I still feel bad about all the venting I did the other day about TC. It’s like when you have a fight with your boyfriend and bash him to your friends and then after you make up and are all gooey eyes again, don’t know what to do with all you said or how to take it back.
TC is not only an incredible place. It holds all the history one would ever want about US’s education, and it is filled with knowledge and knowledgeable people. The people there, which at times has been my issue, are human as in any other place, and as so, they have their flaws. I sometimes think I expected supernatural from the people here because of the grandness of the place. Sure things could run smoother and people, especially those serving in admin offices, could be nicer, but they are still that, just people.
I have learned so much at TC and not just academically. I have learned when to speak up and when to hold it. I have learned that offering a smile and being kind takes you a long way. I have learned to be patient and I have learned to be humble. I have learned about the power that comes with being educated.
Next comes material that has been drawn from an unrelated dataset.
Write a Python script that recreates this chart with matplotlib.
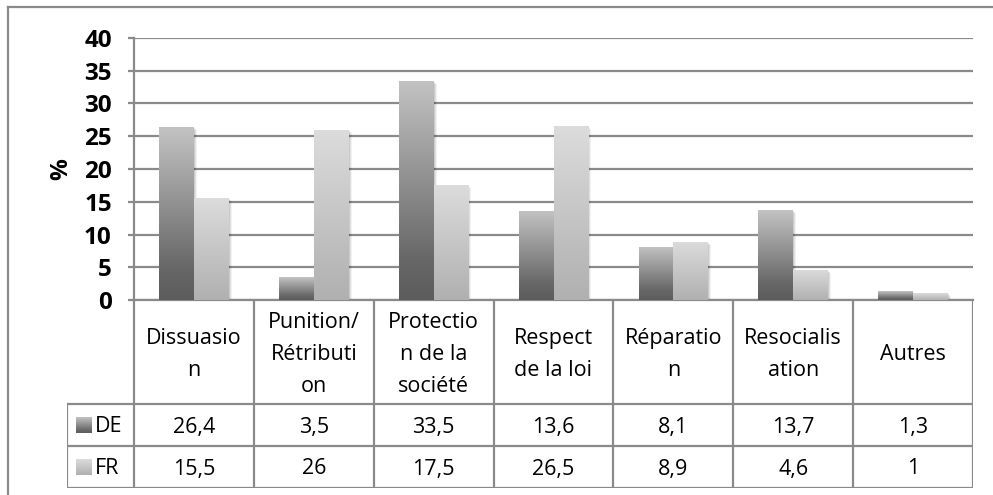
import numpy as np
import matplotlib
matplotlib.use("Agg")
import matplotlib.pyplot as plt
from matplotlib.colors import LinearSegmentedColormap
from matplotlib.patches import Rectangle
from matplotlib.lines import Line2D
import matplotlib.transforms as mtransforms

# ── data ──
categories = ["Dissuasio\nn", "Punition/\nRétributi\non", "Protectio\nn de la\nsociété",
              "Respect\nde la loi", "Réparatio\nn", "Resocialis\nation", "Autres"]
series_names = ["DE", "FR"]
de_values = [26.4, 3.5, 33.5, 13.6, 8.1, 13.7, 1.3]
fr_values = [15.5, 26, 17.5, 26.5, 8.9, 4.6, 1]
yticks = [0, 5, 10, 15, 20, 25, 30, 35, 40]

plt.rcParams["font.family"] = ["Open Sans", "DejaVu Sans"]

W, H = 993, 495
fig = plt.figure(figsize=(W / 100, H / 100), dpi=100)

GRID = "#8a8a8a"
cm_de = LinearSegmentedColormap.from_list("de", [(0, "#5c5c5c"), (0.18, "#676767"), (1, "#c3c3c3")])
cm_fr = LinearSegmentedColormap.from_list("fr", [(0, "#b0b0b0"), (1, "#dcdcdc")])
grad = np.linspace(0, 1, 256).reshape(-1, 1)

# pixel layout
PL, PR, PT, PB = 134, 973, 38, 300
ncat = len(categories)
colw = (PR - PL) / ncat

ax = fig.add_axes([PL / W, 1 - PB / H, (PR - PL) / W, (PB - PT) / H])
ax.set_xlim(-0.5, ncat - 0.5)
ax.set_ylim(0, 40)

x = np.arange(ncat)
bw = 0.29
for vals, cmap, off in [(de_values, cm_de, -bw / 2), (fr_values, cm_fr, bw / 2)]:
    bars = ax.bar(x + off, vals, width=bw, color="none", edgecolor="none", zorder=3)
    for b in bars:
        x0, y0 = b.get_x(), b.get_y()
        w, h = b.get_width(), b.get_height()
        # soft shadow
        for k, a in [(3, 0.05), (2, 0.07), (1, 0.09)]:
            sh = Rectangle((x0, y0), w, h, facecolor="black", edgecolor="none", alpha=a, zorder=2,
                           transform=ax.transData + mtransforms.ScaledTranslation(k / 100, -k / 100, fig.dpi_scale_trans))
            ax.add_patch(sh)
        im = ax.imshow(grad, cmap=cmap, origin="lower", extent=[x0, x0 + w, y0, y0 + h],
                       aspect="auto", zorder=3, interpolation="bilinear")
        im.set_clip_path(b)

ax.set_xlim(-0.5, ncat - 0.5)
ax.set_ylim(0, 40)
ax.set_yticks(yticks)
ax.set_yticklabels([str(t) for t in yticks], fontsize=17.5, fontweight="bold")
ax.set_xticks([])
ax.yaxis.grid(True, color=GRID, linewidth=1.6)
ax.set_axisbelow(True)
ax.tick_params(axis="y", length=4, width=1.6, color=GRID, pad=12)
for s in ["top", "right"]:
    ax.spines[s].set_visible(False)
for s in ["left", "bottom"]:
    ax.spines[s].set_color(GRID)
    ax.spines[s].set_linewidth(1.6)
ax.set_ylabel("%", fontsize=17.5, fontweight="bold", labelpad=8)

# ── data table ──
TL, TB = 67, 488
R1, R2 = 404, 446
lw = (PL - TL) / colw
tab = fig.add_axes([TL / W, 1 - TB / H, (PR - TL) / W, (TB - PB) / H])
tab.set_xlim(-0.5 - lw, ncat - 0.5)
tab.set_ylim(TB, PB)
tab.axis("off")

lk = dict(color=GRID, linewidth=1.6, solid_capstyle="projecting")
for yy in [R1, R2, TB]:
    tab.add_line(Line2D([-0.5 - lw, ncat - 0.5], [yy, yy], **lk))
tab.add_line(Line2D([-0.5 - lw, -0.5 - lw], [R1, TB], **lk))
for i in range(ncat + 1):
    tab.add_line(Line2D([i - 0.5, i - 0.5], [PB, TB], **lk))

fs = 15.5
LSP = 31.5        # line pitch in the header cells, pixels
HBASE = 360       # baseline of a single-line header
for i, c in enumerate(categories):
    lines = c.split("\n")
    first = HBASE - (len(lines) - 1) * LSP / 2
    for j, t in enumerate(lines):
        tab.text(i, first + j * LSP, t, ha="center", va="baseline", fontsize=fs)

rows = [(de_values, cm_de, (R1 + R2) / 2), (fr_values, cm_fr, (R2 + TB) / 2)]
for name, (vals, cmap, yc) in zip(series_names, rows):
    for i, v in enumerate(vals):
        tab.text(i, yc + 7.5, f"{v:g}".replace(".", ","), ha="center", va="baseline", fontsize=fs)
    kx0 = -0.5 - lw + 9 / colw
    tab.imshow(grad, cmap=cmap, origin="lower", extent=[kx0, kx0 + 16 / colw, yc + 8, yc - 8],
               aspect="auto", zorder=3)
    tab.text(kx0 + 19 / colw, yc + 7.5, name, ha="left", va="baseline", fontsize=fs)

tab.set_xlim(-0.5 - lw, ncat - 0.5)
tab.set_ylim(TB, PB)

# outer chart border (cropped on right and bottom)
fig.add_artist(Line2D([8 / W, 1], [1 - 7 / H, 1 - 7 / H], color=GRID, linewidth=1.6))
fig.add_artist(Line2D([8 / W, 8 / W], [0, 1 - 7 / H], color=GRID, linewidth=1.6))

fig.savefig("out.png", dpi=100)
I have made awesome friends and I know very smart and very talented professors, researchers and colleagues. Ultimately, I am part of the TC community too, and as so I am proud as well. Sure, we have our issues and our fall-outs, but at the end we always make up and TC will forever, even once I am not part of it anymore on a daily basis, be part of who I am and what I know. For this and much more, I am grateful and feel a bit guilty for not being able to appreciate the good parts all the time.